───── THE RECORDS

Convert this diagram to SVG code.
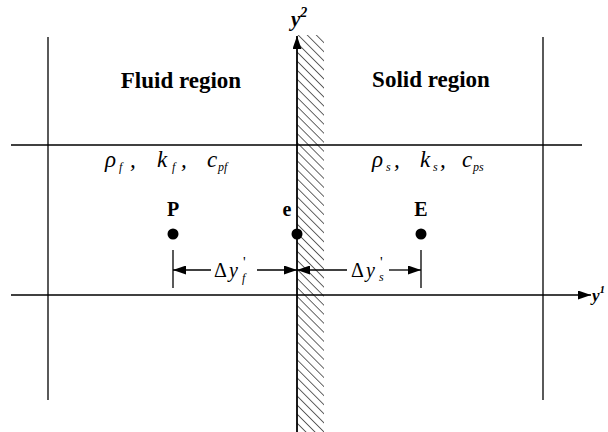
<svg xmlns="http://www.w3.org/2000/svg" width="608" height="432" viewBox="0 0 608 432">
<style>
.ln{stroke:#000;stroke-width:1.3;fill:none}
.t{font-family:"Liberation Serif",serif;fill:#000}
.b{font-weight:bold}
.h{font-weight:bold;font-size:23px}
.i{font-style:italic}
.g{font-style:italic;font-size:23px}
.sb{font-style:italic;font-size:12px}
.pr{font-size:15px}
</style>
<defs>
<pattern id="hatch" patternUnits="userSpaceOnUse" width="6.4" height="6.4" patternTransform="rotate(-45)">
<line x1="0" y1="0" x2="0" y2="6.4" stroke="#000" stroke-width="1.2"/>
</pattern>
<marker id="ah" markerWidth="13" markerHeight="9" refX="13" refY="4.5" orient="auto" markerUnits="userSpaceOnUse">
<path d="M0,0 L13,4.5 L0,9 Z" fill="#000"/>
</marker>
</defs>
<g id="frame">
<line class="ln" x1="48" y1="37" x2="48" y2="400"/>
<line class="ln" x1="543" y1="37" x2="543" y2="400"/>
<line class="ln" x1="11" y1="145" x2="582" y2="145"/>
</g>
<g id="wall">
<rect x="297" y="35" width="27" height="397" fill="url(#hatch)"/>
</g>
<g id="connectors">
<line class="ln" x1="297" y1="432" x2="297" y2="36" marker-end="url(#ah)" style="stroke-width:1.8"/>
<line class="ln" x1="11" y1="295" x2="591" y2="295" marker-end="url(#ah)"/>
<line class="ln" x1="173" y1="250" x2="173" y2="288"/>
<line class="ln" x1="421" y1="250" x2="421" y2="288"/>
<line class="ln" x1="211" y1="270" x2="173" y2="270" marker-end="url(#ah)"/>
<line class="ln" x1="257" y1="270" x2="297" y2="270" marker-end="url(#ah)"/>
<line class="ln" x1="347" y1="270" x2="297" y2="270" marker-end="url(#ah)"/>
<line class="ln" x1="389" y1="270" x2="421" y2="270" marker-end="url(#ah)"/>
</g>
<g id="labels">
<text class="t b i" x="291" y="26" font-size="21">y<tspan font-size="14" dy="-9">2</tspan></text>
<text class="t b i" x="592" y="301" font-size="17">y<tspan font-size="11" dy="-8">1</tspan></text>
<text class="t h" x="181" y="88" text-anchor="middle">Fluid region</text>
<text class="t h" x="431" y="87" text-anchor="middle">Solid region</text>
<text class="t g" x="105" y="167">ρ</text>
<text class="t sb" x="119" y="171">f</text>
<text class="t g" x="130" y="167">,</text>
<text class="t g" x="157" y="167">k</text>
<text class="t sb" x="172" y="171">f</text>
<text class="t g" x="181" y="167">,</text>
<text class="t g" x="207" y="167">c</text>
<text class="t sb" x="218" y="171">pf</text>
<text class="t g" x="372" y="167">ρ</text>
<text class="t sb" x="386" y="171">s</text>
<text class="t g" x="394" y="167">,</text>
<text class="t g" x="420" y="167">k</text>
<text class="t sb" x="433" y="171">s</text>
<text class="t g" x="440" y="167">,</text>
<text class="t g" x="462" y="167">c</text>
<text class="t sb" x="473" y="171">ps</text>
</g>
<g id="P">
<text class="t b" x="173" y="216" font-size="20" text-anchor="middle">P</text>
<circle cx="173" cy="234" r="5.5"/>
</g>
<g id="e">
<text class="t b" x="287" y="216" font-size="20" text-anchor="middle">e</text>
<circle cx="297" cy="234" r="5.5"/>
</g>
<g id="E">
<text class="t b" x="421" y="216" font-size="20" text-anchor="middle">E</text>
<circle cx="421" cy="234" r="5.5"/>
</g>
<g id="dims">
<text class="t" x="214" y="277" font-size="20">Δ</text>
<text class="t i" x="229" y="277" font-size="20">y</text>
<text class="t pr" x="243" y="267">'</text>
<text class="t sb" x="242" y="282" font-size="13">f</text>
<text class="t" x="351" y="277" font-size="20">Δ</text>
<text class="t i" x="366" y="277" font-size="20">y</text>
<text class="t pr" x="380" y="267">'</text>
<text class="t sb" x="379" y="281">s</text>
</g>
</svg>
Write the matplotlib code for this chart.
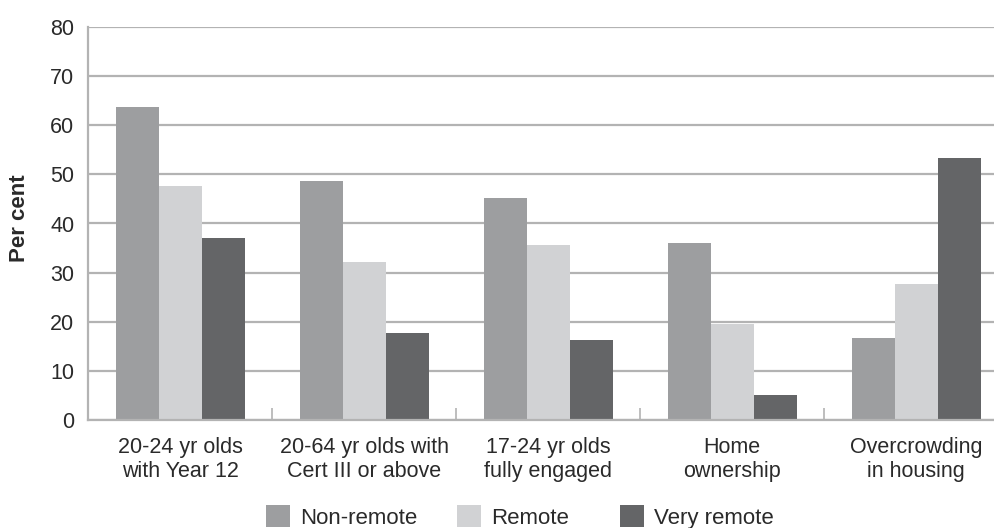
import matplotlib.pyplot as plt
from matplotlib.patches import Patch
import numpy as np

# Indicator values (per cent) by remoteness
categories = ['20-24 yr olds\nwith Year 12',
              '20-64 yr olds with\nCert III or above',
              '17-24 yr olds\nfully engaged',
              'Home\nownership',
              'Overcrowding\nin housing']
non_remote = [63.7, 48.6, 45.2, 36.0, 16.7]
remote = [47.6, 32.2, 35.6, 19.5, 27.7]
very_remote = [37.0, 17.7, 16.3, 5.1, 53.3]

series_names = ['Non-remote', 'Remote', 'Very remote']
colors = ['#9d9ea0', '#d1d2d4', '#646567']
text_col = '#2a2a2a'
grid_col = '#b3b3b3'
fs = 15.5

plt.rcParams['font.family'] = ['Liberation Sans', 'DejaVu Sans']

fig = plt.figure(figsize=(9.95, 5.28), dpi=100)
# axes runs a little past the right edge of the figure
ax = fig.add_axes([88.3 / 995, 108 / 528, 920 / 995, 393 / 528])

x = np.arange(len(categories))
w = 0.234
for i, (vals, col) in enumerate(zip([non_remote, remote, very_remote], colors)):
    ax.bar(x + (i - 1) * w, vals, w, color=col, zorder=3, linewidth=0)

ax.set_xlim(-0.5, len(categories) - 0.5)
ax.set_ylim(0, 80)
ax.set_yticks(range(0, 81, 10))
ax.yaxis.grid(True, color=grid_col, linewidth=1.6, zorder=0)
ax.set_axisbelow(True)

for s in ['top', 'right']:
    ax.spines[s].set_visible(False)
for s in ['left', 'bottom']:
    ax.spines[s].set_color(grid_col)
    ax.spines[s].set_linewidth(1.6)
    ax.spines[s].set_zorder(4)

ax.set_xticks(x)
ax.set_xticklabels(categories, fontsize=fs, color=text_col, linespacing=1.2)
ax.tick_params(axis='x', which='major', length=0, pad=12)
ax.set_xticks(np.arange(-0.5, len(categories), 1), minor=True)
ax.tick_params(axis='x', which='minor', direction='in', length=9,
               width=1.2, color=grid_col)
ax.tick_params(axis='y', length=0, pad=10, labelsize=fs, labelcolor=text_col)

fig.text(20 / 995, 1 - 218 / 528, 'Per cent', rotation=90, ha='center',
         va='center', fontsize=16, fontweight='bold', color=text_col)

# legend entries placed one by one along the bottom
leg_x = [266, 457, 620]
for name, col, lx in zip(series_names, colors, leg_x):
    leg = fig.legend(handles=[Patch(facecolor=col, edgecolor='none')],
                     labels=[name], loc='center left',
                     bbox_to_anchor=(lx / 995, 1 - 517 / 528),
                     frameon=False, fontsize=16, borderpad=0,
                     borderaxespad=0, handlelength=1.1, handleheight=1.1,
                     handletextpad=0.45)
    for t in leg.get_texts():
        t.set_color(text_col)

fig.savefig('out.png', dpi=100)
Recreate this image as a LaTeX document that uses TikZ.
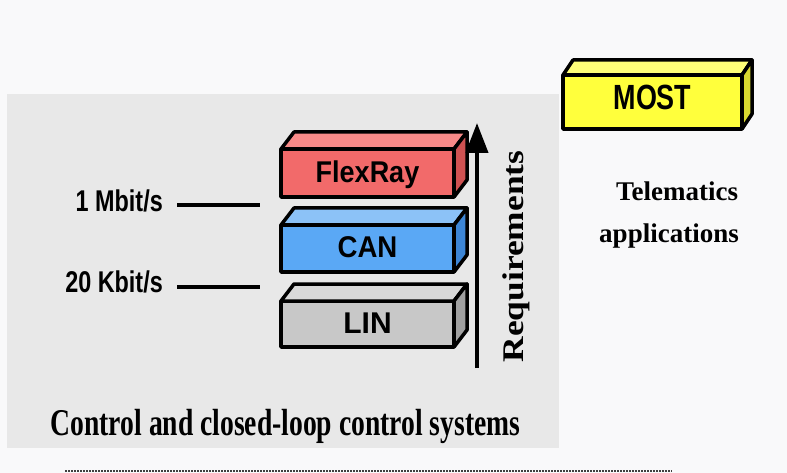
\documentclass[tikz,border=0pt]{standalone}
\usepackage{fontspec}
\usepackage{graphicx}
\setmainfont{Liberation Serif}
\newfontfamily\arialfont{Liberation Sans}
\usetikzlibrary{arrows.meta}

% colours of the bus slabs
\definecolor{pagebg}{HTML}{F9F9FA}
\definecolor{panelgrey}{HTML}{E8E8E8}
\definecolor{flexfront}{HTML}{F26A6A}
\definecolor{flextop}{HTML}{F88A88}
\definecolor{flexside}{HTML}{CF5252}
\definecolor{canfront}{HTML}{5AA8F5}
\definecolor{cantop}{HTML}{8CC2F7}
\definecolor{canside}{HTML}{3D86D6}
\definecolor{linfront}{HTML}{C8C8C8}
\definecolor{lintop}{HTML}{D9D9D9}
\definecolor{linside}{HTML}{A0A0A0}
\definecolor{mostfront}{HTML}{FFFF3C}
\definecolor{mosttop}{HTML}{FFFF78}
\definecolor{mostside}{HTML}{D8D830}

\tikzset{
  slabfront/.style={draw=black, line width=3.5pt, line join=round,
    inner sep=0pt, outer sep=0pt, text height=22pt, text depth=3pt,
    font=\arialfont\bfseries\fontsize{30}{36}\selectfont},
  slabedge/.style={draw=black, line width=3.5pt, line join=round},
  ratelabel/.style={anchor=base east, inner sep=0pt,
    font=\arialfont\bfseries\fontsize{30}{36}\selectfont},
  rateline/.style={line width=4pt},
  serifbold/.style={inner sep=0pt, font=\bfseries\fontsize{27}{32}\selectfont},
}

% top and side faces of a slab whose front face is node #1, depth (#2)
\newcommand\slabfaces[4]{%
  \draw[slabedge, fill=#3] (#1.north west) -- ++(#2)
    -- ([shift={(#2)}]#1.north east) -- (#1.north east) -- cycle;
  \draw[slabedge, fill=#4] (#1.north east) -- ([shift={(#2)}]#1.north east)
    -- ([shift={(#2)}]#1.south east) -- (#1.south east) -- cycle;
}

\begin{document}
\begin{tikzpicture}[x=1pt, y=-1pt]
\useasboundingbox (0,0) rectangle (787,473);
\fill[pagebg] (0,0) rectangle (787,473);

% grey panel for the control systems
\fill[panelgrey] (7,94) rectangle (559,448);

% bus slabs
\node[slabfront, fill=flexfront, minimum width=173pt, minimum height=48pt]
  (flexray) at (367.5,173) {\scalebox{0.9}[1]{FlexRay}};
\slabfaces{flexray}{13,-17}{flextop}{flexside}

\node[slabfront, fill=canfront, minimum width=173pt, minimum height=47pt]
  (can) at (367.5,248.5) {\scalebox{0.92}[1]{CAN}};
\slabfaces{can}{13,-17}{cantop}{canside}

\node[slabfront, fill=linfront, minimum width=173pt, minimum height=46pt]
  (lin) at (367.5,324) {\scalebox{1.0}[1]{LIN}};
\slabfaces{lin}{13,-17}{lintop}{linside}

\node[slabfront, fill=mostfront, minimum width=179pt, minimum height=54pt,
  text height=25pt, text depth=9pt,
  font=\arialfont\bfseries\fontsize{35}{40}\selectfont]
  (most) at (652.5,102) {\scalebox{0.77}[1]{MOST}};
\slabfaces{most}{10,-15}{mosttop}{mostside}

% data rate marks
\node[ratelabel] (mbit) at (163,211.7) {\scalebox{0.78}[1]{1 Mbit/s}};
\node[ratelabel] (kbit) at (163,292.7) {\scalebox{0.78}[1]{20 Kbit/s}};
\coordinate (mbitA) at (177,205);
\coordinate (mbitB) at (260,205);
\coordinate (kbitA) at (177,287);
\coordinate (kbitB) at (260,287);
\draw[rateline] (mbitA) -- (mbitB);
\draw[rateline] (kbitA) -- (kbitB);

% requirements arrow
\coordinate (reqlow) at (477,368);
\coordinate (reqhigh) at (477,123);
\draw[line width=4pt, -{Triangle[length=30pt, width=22pt]}] (reqlow) -- (reqhigh);
\node[inner sep=0pt, anchor=base, rotate=90,
  font=\bfseries\fontsize{30}{36}\selectfont]
  (req) at (523,256.5) {\scalebox{1.18}[1]{Requirements}};

% captions
\node[serifbold, anchor=base] (tele1) at (677,200.7) {Telematics};
\node[serifbold, anchor=base] (tele2) at (669,242.7) {applications};
\node[inner sep=0pt, anchor=base, font=\bfseries\fontsize{27.6}{32}\selectfont]
  (ctrl) at (285.5,435) {\scalebox{1}[1.37]{Control and closed-loop control systems}};

% dotted rule
\coordinate (ruleA) at (65,471);
\coordinate (ruleB) at (672,471);
\draw[line width=1.2pt, dash pattern=on 1.5pt off 1.5pt, black!75] (ruleA) -- (ruleB);
\end{tikzpicture}
\end{document}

──────────

Which lines of the material contain the string "matplotlib"? List each of them.

FULL ANSWER:
Write the matplotlib code for this chart.
import matplotlib.pyplot as plt
from matplotlib.patches import Patch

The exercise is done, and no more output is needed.